A Week without Meat: How to Lose Weight By Going Veggie

If you’ve been thinking Beyonce looks even more gorgeous than usual lately, it’s thanks to her new wellness place. As well as stepping up her cardio, the Single Ladies singer has started to take care of her wellbeing with a new meat-free diet. That’s right, B has gone veggie and she’s never looked better. However, the important thing to remember is that you can just give up meat while working out; this could be dangerous to your health. Rather, you need a vegetarian meal plan that still contains everything you need to fuel your exercise routine. Luckily, we’ve got just the thing:


Monday: For breakfast, have three Weetabix with 120ml skimmed milk and 1tbsp dried fruit. Snack on two plums and, for lunch, spread low-fat soft cheese on a toasted wholemeal bagel. You can also have a large salad with vinegar dressing, followed by 200ml low-fat rice pudding. Snack on two figs. For dinner, choose a 300g kidney bean casserole, served with 180g cooked brown rice. Finish with 100g quark cheese with 1tbsp honey and fresh blackberries.


Tuesday: Eat two slices of rye bread with low-fat spread and peanut butter for breakfast, and a banana for a snack. 300g vegetable moussaka is your lunch today, followed by a snack of 150g low-fat yoghurt with 150g seasonal berries and 1tbsp porridge oats. For dinner, cook 45g dry macaroni in 200ml skimmed milk, drain and mix with 1tsp rapeseed oil, 30g low-fat cheese and parmesan. Serve with steamed vegetables.


Wednesday: For breakfast, eat 6tbsp porridge oats in low-fat yoghurt with 1tbsp seeds and 1tbsp dried fruit. Grab a 150-calorie cereal bar for a snack. For lunch, mix the juice of a lemon, six chopped cherry tomatoes and 100g quark cheese. Spread this on 110g wholemeal baguette with herbs and black pepper. Snack on 50g nuts and raisins and, for dinner, cook 140g couscous in vegetable stock with 50g dried apricots.
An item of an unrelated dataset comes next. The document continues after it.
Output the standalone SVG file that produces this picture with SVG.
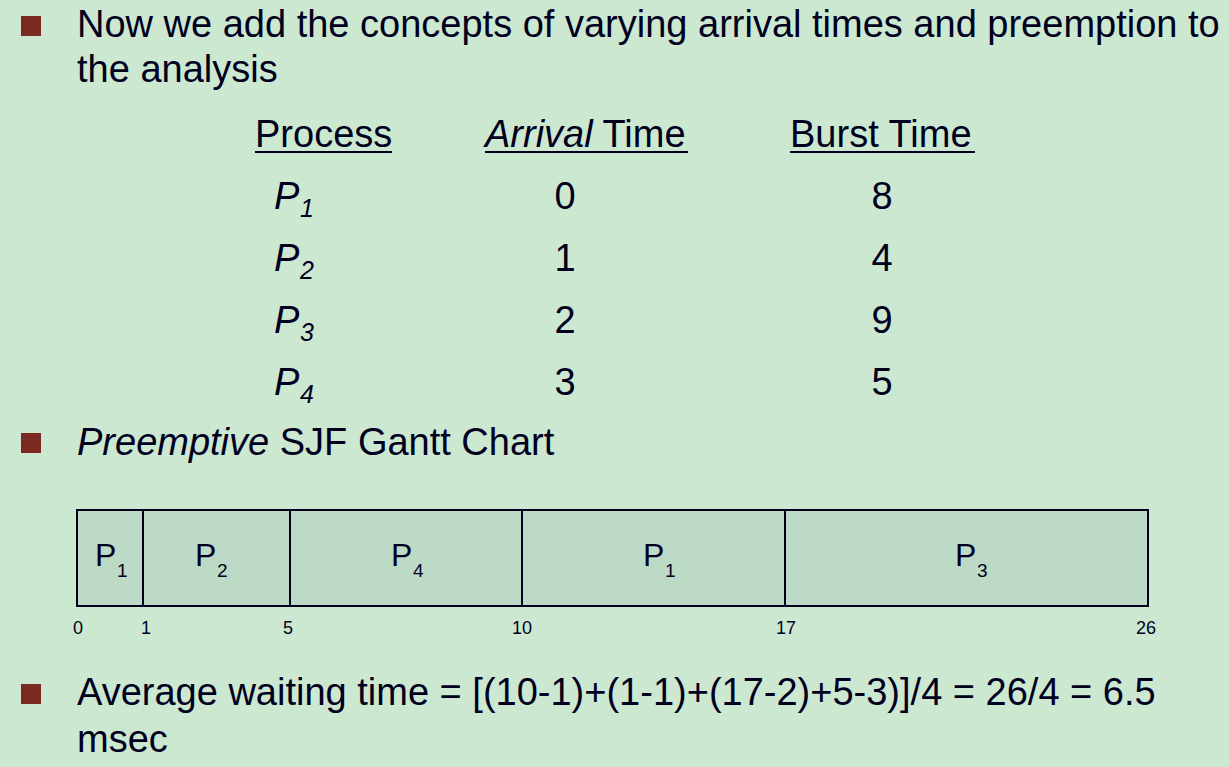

Serve with 80g feta cheese, chopped tomato, celery and grilled aubergine in 1tsp sesame seed oil.


Thursday: Have baked beans (reduced sugar and salt) on waffles for breakfast with 50g orange juice. For a snack, have 250ml fruit smoothie, followed by 300ml lentil soup and one wholemeal roll with low-fat spread and low-fat cream cheese for lunch. For your afternoon snack, have a cup of black tea with two fig rolls. For dinner, mash 160g new potatoes with melted low-fat spread and fried onion, and serve with steamed vegetables, vegetable gravy and two Quorn sausages.


Friday: Start your day with 37g oat bran flakes with 120ml skimmed milk, and snack on two rice cakes with peanut butter and 200ml skimmed milk. For lunch, have 180g bean salad, raw tomato and 200g vine leaves stuffed with rice, and snack on a large pear in the afternoon. For dinner, make vegetable tikka with 160g rice, 4tbsp chickpea dhal and raita.


Saturday: For breakfast, make a burrito with one egg, 50ml skimmed milk, cumin, ½ a chopped red pepper, ½ a can of black beans, 50g quark, chopped coriander and salsa. Serve with one slice of wheat germ bread. Have an apple for a snack and then a Greek salad in one wholemeal pitta with low-fat hummus for lunch. Snack on 35g plain popcorn in the afternoon and finish with 120g Quorn and 200g mixed veg stir-fried in 10g rapeseed oil, with sweet chilli sauce to taste. Serve with 120g boiled egg noodles.


Sunday: Spread almond butter on two slices of wholemeal toast for breakfast, and have a 200g fruit salad for a snack. For lunch, have 100g falafel in one wholemeal tortilla wrap with reduced-calorie mayonnaise and chopped tomato, and treat yourself to two chocolate-covered marshmallows in the afternoon. For dinner, mix 300g vegetable risotto with 100g cooked soya beans. Finish with 150g low-fat yoghurt and 200g fresh fruit salad.